- Born: Irene Sue Kerchek June 29, 1924 St. Louis, Missouri, U.S.
- Died: July 28, 2020 (aged 96) Amherst, Massachusetts, U.S.
- Occupations: Sports executive; philanthropist
- Spouse: Abe Pollin (m. 1945, died 2009)

= Irene Pollin =

American sports executive (1924–2020)

Irene Sue Pollin (June 29, 1924 – July 28, 2020) was an American sports executive and philanthropist.

Pollin was born in St. Louis, Missouri on June 29, 1924. She married Abe Pollin in 1945 and moved to Washington, D.C. In 1963, Pollin's 16-year-old daughter Linda died from a congenital heart defect, and she suffered from depression for several years. Pollin decided to return to school, earning a bachelor’s degree in anthropology from American University in 1971 and a master’s degree in social work from the Catholic University of America in 1974.

Pollin started a counseling practice at Washington Hospital Center and published two books on counseling.

In 1999, Pollin started a foundation called Sister to Sister, dedicated to teaching women about heart-disease risk. In 2008, Pollin donated $12 million to Brigham and Women’s Hospital to establish the Linda Joy Pollin Cardiovascular Wellness Program. In 2012, a $10 million donation to Hadassah Medical Center established the Linda Joy Pollin Cardiovascular Wellness Institute. In 2013, she donated $10 million to the Johns Hopkins University Hospital center for the prevention of heart disease, and she also gave $10 million to establish the Linda Joy Pollin Women’s Heart Health Program at Cedars-Sinai Medical Center.

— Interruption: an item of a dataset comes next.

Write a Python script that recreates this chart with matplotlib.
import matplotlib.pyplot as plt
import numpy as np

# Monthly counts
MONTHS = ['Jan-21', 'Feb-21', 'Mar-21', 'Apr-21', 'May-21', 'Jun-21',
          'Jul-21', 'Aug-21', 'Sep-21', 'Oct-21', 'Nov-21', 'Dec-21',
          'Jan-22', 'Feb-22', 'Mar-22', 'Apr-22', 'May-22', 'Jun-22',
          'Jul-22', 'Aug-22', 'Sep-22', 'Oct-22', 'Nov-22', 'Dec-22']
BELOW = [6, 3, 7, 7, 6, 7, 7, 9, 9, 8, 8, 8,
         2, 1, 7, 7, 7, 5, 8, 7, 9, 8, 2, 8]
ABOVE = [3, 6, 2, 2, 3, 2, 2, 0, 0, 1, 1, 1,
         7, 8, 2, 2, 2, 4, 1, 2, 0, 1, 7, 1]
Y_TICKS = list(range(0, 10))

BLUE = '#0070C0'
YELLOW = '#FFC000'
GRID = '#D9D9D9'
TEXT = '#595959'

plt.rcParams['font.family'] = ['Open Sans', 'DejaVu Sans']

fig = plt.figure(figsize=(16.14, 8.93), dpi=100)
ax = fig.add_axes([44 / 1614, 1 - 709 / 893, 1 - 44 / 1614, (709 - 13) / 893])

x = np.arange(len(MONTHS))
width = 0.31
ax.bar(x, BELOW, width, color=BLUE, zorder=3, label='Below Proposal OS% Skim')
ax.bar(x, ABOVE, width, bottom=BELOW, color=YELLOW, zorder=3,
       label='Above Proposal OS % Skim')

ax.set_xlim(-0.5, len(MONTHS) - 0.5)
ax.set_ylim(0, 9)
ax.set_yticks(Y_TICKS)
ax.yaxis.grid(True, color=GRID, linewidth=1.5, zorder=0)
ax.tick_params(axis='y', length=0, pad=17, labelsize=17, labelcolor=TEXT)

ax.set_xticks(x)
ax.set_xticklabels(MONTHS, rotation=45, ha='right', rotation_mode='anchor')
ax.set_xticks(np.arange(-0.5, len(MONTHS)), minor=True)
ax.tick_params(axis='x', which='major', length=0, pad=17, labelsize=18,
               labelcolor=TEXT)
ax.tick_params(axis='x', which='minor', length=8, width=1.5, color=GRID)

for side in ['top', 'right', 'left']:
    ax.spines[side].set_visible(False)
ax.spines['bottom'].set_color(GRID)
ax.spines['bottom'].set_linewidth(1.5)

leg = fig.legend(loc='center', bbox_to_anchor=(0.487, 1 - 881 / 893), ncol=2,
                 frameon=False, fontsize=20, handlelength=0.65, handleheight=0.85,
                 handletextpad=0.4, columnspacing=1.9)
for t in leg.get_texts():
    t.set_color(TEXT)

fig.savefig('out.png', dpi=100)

Pollin became the majority owner of the Washington Wizards and the Washington Mystics after her husband's death in 2009. They had previously also owned the Washington Capitals. Pollin would turn the franchises over to Ted Leonsis who would go on to form Monumental Sports & Entertainment.

In 2016, Pollin published an autobiography, Irene and Abe: An Unexpected Life.

Pollin died on July 28, 2020, at her home in Amherst, Massachusetts. She is survived by two sons, Robert Pollin and James Pollin.